## INSTRUCTIONS FOR THE TASK:
Leaving the pictures out, print the lines from the first line of the listing through the line containing "import numpy as np", exactly as they read, and no others.
--- Start of GIVEN MATERIAL ---
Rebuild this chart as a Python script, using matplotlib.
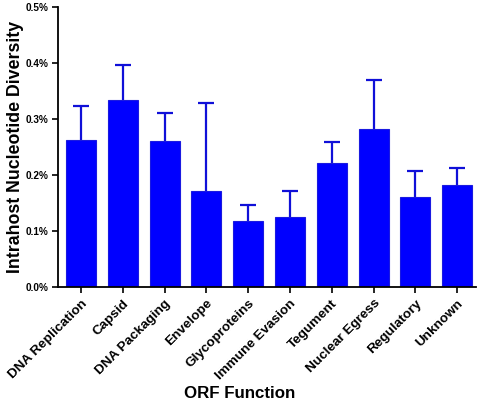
import matplotlib
matplotlib.use("Agg")
import matplotlib.pyplot as plt
from matplotlib.ticker import FuncFormatter
import numpy as np

categories = ["DNA Replication", "Capsid", "DNA Packaging", "Envelope", "Glycoproteins",
              "Immune Evasion", "Tegument", "Nuclear Egress", "Regulatory", "Unknown"]
# mean diversity (%) and upper error bar tip (%)
means = [0.262, 0.334, 0.261, 0.172, 0.118, 0.125, 0.222, 0.283, 0.160, 0.183]
err_tops = [0.323, 0.397, 0.310, 0.329, 0.146, 0.172, 0.259, 0.369, 0.208, 0.212]

plt.rcParams["font.family"] = ["Liberation Sans", "DejaVu Sans"]
plt.rcParams["font.weight"] = "bold"

fig = plt.figure(figsize=(4.83, 4.04), dpi=100)
ax = fig.add_axes([0.120, 0.2896, 0.8655, 0.6931])

x = np.arange(len(categories))
ax.bar(x, means, width=0.72, color="#0000ff", edgecolor="#1a1ae0", linewidth=0.8, zorder=2)
# one-sided (upper) error bars
ax.vlines(x, means, err_tops, color="#1010d8", linewidth=1.6, zorder=3)
ax.plot(x, err_tops, linestyle="none", marker="_", markersize=11, markeredgewidth=1.6,
        color="#1010d8", zorder=3)

ax.set_xlim(-0.55, 9.45)
ax.set_ylim(0, 0.5)
ax.set_yticks([0, 0.1, 0.2, 0.3, 0.4, 0.5])
ax.yaxis.set_major_formatter(FuncFormatter(lambda v, p: f"{v:.1f}%"))
ax.set_xticks(x)
ax.set_xticklabels(categories, rotation=45, ha="right", rotation_mode="anchor", fontsize=9.7)
ax.tick_params(axis="y", labelsize=7.2, direction="out", length=4, width=1.2, pad=3)
ax.tick_params(axis="x", direction="out", length=4, width=1.2)

for s in ["top", "right"]:
    ax.spines[s].set_visible(False)
for s in ["left", "bottom"]:
    ax.spines[s].set_linewidth(1.3)

ax.set_ylabel("Intrahost Nucleotide Diversity", fontsize=12.8, fontweight="bold", va="center")
ax.yaxis.set_label_coords(-0.101, 0.5)
ax.set_xlabel("ORF Function", fontsize=12.2, fontweight="bold", va="center")
ax.xaxis.set_label_coords(0.434, -0.379)

fig.savefig("out.png", dpi=100)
--- End of GIVEN MATERIAL ---
## WRITTEN REPLY:
Rebuild this chart as a Python script, using matplotlib.
import matplotlib
matplotlib.use("Agg")
import matplotlib.pyplot as plt
from matplotlib.ticker import FuncFormatter
import numpy as np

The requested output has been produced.